Choose based on what you can measure
How many gallons your bucket or container holds
How long it takes to fill the container completely
Inside diameter of the pipe
Typical: 3-5 ft/s for copper, 4-6 ft/s for PVC
How do I calculate GPM from a bucket test?
The bucket test is the simplest method: Time how many seconds it takes to fill a known-volume container. Then use GPM = (Container Volume in Gallons ÷ Fill Time in Seconds) × 60. For example, if a 5-gallon bucket fills in 12 seconds: (5 ÷ 12) × 60 = 25 GPM. Take 3 measurements and average them for accuracy. This method works for any faucet, shower, hose bib, or well spigot.
What is a good GPM for a well?
Residential wells typically produce 3-12 GPM. 1 GPM = 1,440 gallons per day, enough for a 3-person household. Recommended minimum: 3 GPM (4,320 gal/day) for a standard home. 5+ GPM is excellent and allows for irrigation. Low-yield wells (under 3 GPM) need a storage tank. Test your well GPM annually. Sandy soils tend to produce higher GPM than clay. Well GPM can drop during drought — factor that into your system design.
What is the flow rate of a standard garden hose?
A standard 5/8-inch garden hose at typical household pressure (40-60 psi) delivers 9-17 GPM. At 50 ft length: 15-17 GPM. At 100 ft: 11-13 GPM. At 200 ft: 7-9 GPM (friction loss reduces flow).

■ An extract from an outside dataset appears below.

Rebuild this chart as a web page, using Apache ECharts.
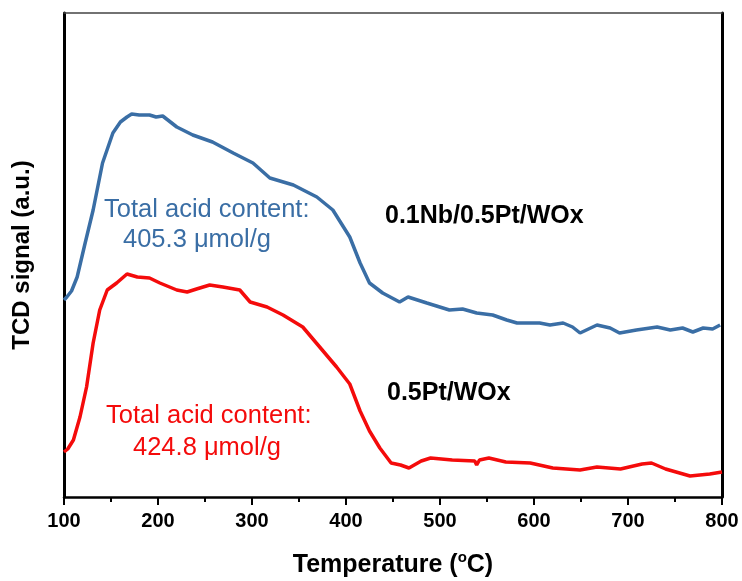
<!DOCTYPE html>
<html>
<head>
<meta charset="utf-8">
<script src="https://cdn.jsdelivr.net/npm/echarts@6/dist/echarts.min.js"></script>
<style>
  html, body { margin: 0; padding: 0; background: #fff; }
  #chart { width: 742px; height: 581px; }
</style>
</head>
<body>
<div id="chart"></div>
<script>
// temperature (°C) and signal (a.u.)
const tempBlue = [100, 103, 108, 114, 122, 131, 141, 152, 160, 167, 172, 180, 191, 198, 205, 220, 237, 258, 280, 301, 319, 344, 369, 386, 404, 415, 425, 439, 457, 466, 486, 510, 524, 539, 556, 571, 582, 606, 617, 631, 641, 649, 667, 681, 691, 709, 731, 745, 758, 769, 780, 790, 798];
const sigBlue  = [197, 200, 206, 220, 252, 287, 334, 364, 375, 380, 383, 382, 382, 380, 381, 370, 362, 355, 344, 334, 319, 312, 300, 287, 260, 234, 214, 204, 195, 200, 194, 187, 188, 184, 182, 177, 174, 174, 172, 174, 170, 164, 172, 169, 164, 167, 170, 167, 169, 165, 169, 168, 172];

const tempRed = [100, 104, 110, 117, 124, 131, 138, 146, 156, 167, 178, 191, 202, 220, 231, 241, 255, 269, 287, 298, 316, 333, 354, 372, 390, 404, 415, 425, 436, 448, 458, 467, 480, 490, 513, 537, 539, 542, 552, 570, 596, 620, 649, 667, 692, 715, 725, 740, 766, 787, 800];
const sigRed  = [45, 48, 57, 80, 110, 154, 187, 207, 214, 223, 220, 219, 214, 207, 205, 208, 212, 210, 207, 195, 190, 182, 170, 150, 130, 113, 86, 66, 49, 34, 32, 29, 36, 39, 37, 36, 32, 37, 39, 35, 34, 29, 27, 30, 28, 33, 34, 28, 21, 23, 25];

const xTicks = [100, 200, 300, 400, 500, 600, 700, 800];

const blue = '#3a6ea5';
const red = '#f40b0b';
const font = 'Liberation Sans, Arial, sans-serif';

const chart = echarts.init(document.getElementById('chart'));

const pairs = (xs, ys) => xs.map((x, i) => [x, ys[i]]);

chart.setOption({
  animation: false,
  grid: { left: 64, right: 20, top: 13, bottom: 84, outerBoundsMode: 'none' },
  xAxis: [{
    type: 'value',
    min: xTicks[0],
    max: xTicks[xTicks.length - 1],
    interval: 100,
    name: 'Temperature ({sup|o}C)',
    nameLocation: 'middle',
    nameGap: 53,
    nameTextStyle: {
      fontFamily: font, fontSize: 25, fontWeight: 'bold', color: '#000',
      rich: { sup: { fontFamily: font, fontSize: 15, fontWeight: 'bold', color: '#000', verticalAlign: 'top', padding: [0, 0, 15, 0] } }
    },
    axisLine: { onZero: false, lineStyle: { color: '#000', width: 2.5 } },
    axisTick: { show: true, length: 8, lineStyle: { color: '#000', width: 2 } },
    minorTick: { show: true, splitNumber: 2, length: 5, lineStyle: { color: '#000', width: 2 } },
    axisLabel: { fontFamily: font, fontSize: 20, fontWeight: 'bold', color: '#000', margin: 14 },
    splitLine: { show: false }
  }, {
    type: 'value',
    position: 'top',
    min: 100,
    max: 800,
    axisLine: { onZero: false, lineStyle: { color: '#444', width: 1.5 } },
    axisTick: { show: false },
    axisLabel: { show: false },
    splitLine: { show: false }
  }],
  yAxis: [{
    type: 'value',
    min: 0,
    max: 484,
    name: 'TCD signal (a.u.)',
    nameLocation: 'middle',
    nameGap: 30,
    nameTextStyle: { fontFamily: font, fontSize: 24, fontWeight: 'bold', color: '#000' },
    axisLine: { show: true, onZero: false, lineStyle: { color: '#000', width: 3 } },
    axisTick: { show: false },
    axisLabel: { show: false },
    splitLine: { show: false }
  }, {
    type: 'value',
    position: 'right',
    min: 0,
    max: 484,
    axisLine: { show: true, onZero: false, lineStyle: { color: '#000', width: 3 } },
    axisTick: { show: false },
    axisLabel: { show: false },
    splitLine: { show: false }
  }],
  series: [{
    name: '0.1Nb/0.5Pt/WOx',
    type: 'line',
    data: pairs(tempBlue, sigBlue),
    showSymbol: false,
    lineStyle: { color: blue, width: 3.5 },
    z: 3
  }, {
    name: '0.5Pt/WOx',
    type: 'line',
    data: pairs(tempRed, sigRed),
    showSymbol: false,
    lineStyle: { color: red, width: 3.5 },
    z: 3
  }],
  graphic: [
    { type: 'text', left: 104, top: 197, style: { text: 'Total acid content:', fill: blue, font: '25.5px ' + font } },
    { type: 'text', left: 123, top: 227, style: { text: '405.3 μmol/g', fill: blue, font: '25.5px ' + font } },
    { type: 'text', left: 106, top: 403, style: { text: 'Total acid content:', fill: red, font: '25.5px ' + font } },
    { type: 'text', left: 133, top: 435, style: { text: '424.8 μmol/g', fill: red, font: '25.5px ' + font } },
    { type: 'text', left: 385, top: 204, style: { text: '0.1Nb/0.5Pt/WOx', fill: '#000', font: 'bold 25px ' + font } },
    { type: 'text', left: 387, top: 381, style: { text: '0.5Pt/WOx', fill: '#000', font: 'bold 25px ' + font } }
  ]
});
</script>
</body>
</html>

A 1/2-inch hose delivers 6-9 GPM; a 3/4-inch hose delivers 18-25 GPM. For sprinklers, most oscillating models need 3-5 GPM; impact sprinklers need 4-8 GPM at 40-50 psi.
What is the normal GPM for a shower head?
Standard US shower heads are limited to 2.5 GPM at 80 psi. Many modern low-flow heads use 1.5-2.0 GPM. Older heads (pre-1994) may flow 4-8 GPM. To measure: time how long it takes to fill a 1-gallon jug. If it takes 30 seconds: GPM = (1 ÷ 30) × 60 = 2.0 GPM. A 10-minute shower at 2.0 GPM = 20 gallons. Switching from a 3.5 GPM to 1.75 GPM head saves about 5,000 gallons per year.